Each key in the parameter is used as the name of a section in the resulting ini style configuration file.

Configure Ceph full ratios

Ceph has configuration options to control at which point the cluster starts warning about potential service interruptions due to running out of disk space.

The component sets the config options mon_osd_full_ratio=0.85, mon_osd_backfillfull_ratio=0.8 and mon_osd_nearfull_ratio=0.75 in the Rook config-override configmap. With this configuration, the Ceph cluster will go into read-only mode when it’s utilized to 85% of its capacity.

You can tune these options before creating the Ceph cluster by providing the following config.

parameters:
  rook_ceph:
    ceph_cluster:
      config_override:
        global:
          mon_osd_full_ratio: '0.9' (1)
          mon_osd_nearfull_ratio: '0.8' (2)
          mon_osd_backfillfull_ratio: '0.85' (3)
1 Configure the cluster to become read-only (OSD status full) at 90% utilization. We give the ratios as strings to avoid the resulting configuration containing values like 0.90000000000000002 due to floating point rounding issues.
2 Configure the threshold at which the OSD status becomes nearfull.
3 Configure the threshold at which Ceph won’t backfill more data to the OSD.

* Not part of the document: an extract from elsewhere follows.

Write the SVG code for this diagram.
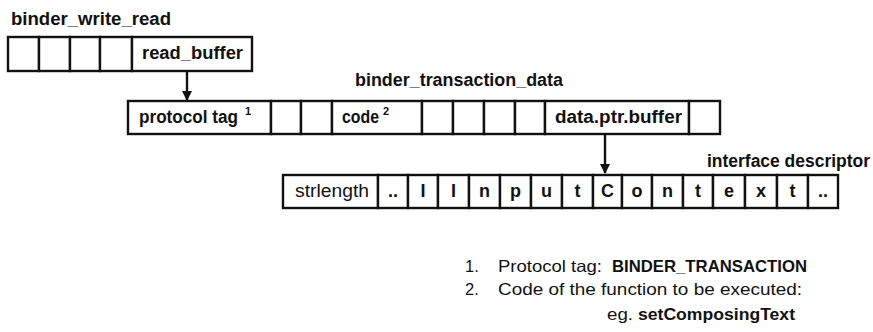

At runtime, you can adjust the cluster’s ratios with

kubectl --as=cluster-admin exec -it deploy/rook-ceph-tools -- ceph osd set-full-ratio 0.9 (1)
kubectl --as=cluster-admin exec -it deploy/rook-ceph-tools -- ceph osd set-nearfull-ratio 0.8 (2)
kubectl --as=cluster-admin exec -it deploy/rook-ceph-tools -- ceph osd set-backfillfull-ratio 0.85 (3)
1 Configure the cluster to become read-only (OSD status full) at 90% utilization.
2 Configure the threshold at which the OSD status becomes nearfull.
3 Configure the threshold at which Ceph won’t backfill more data to the OSD.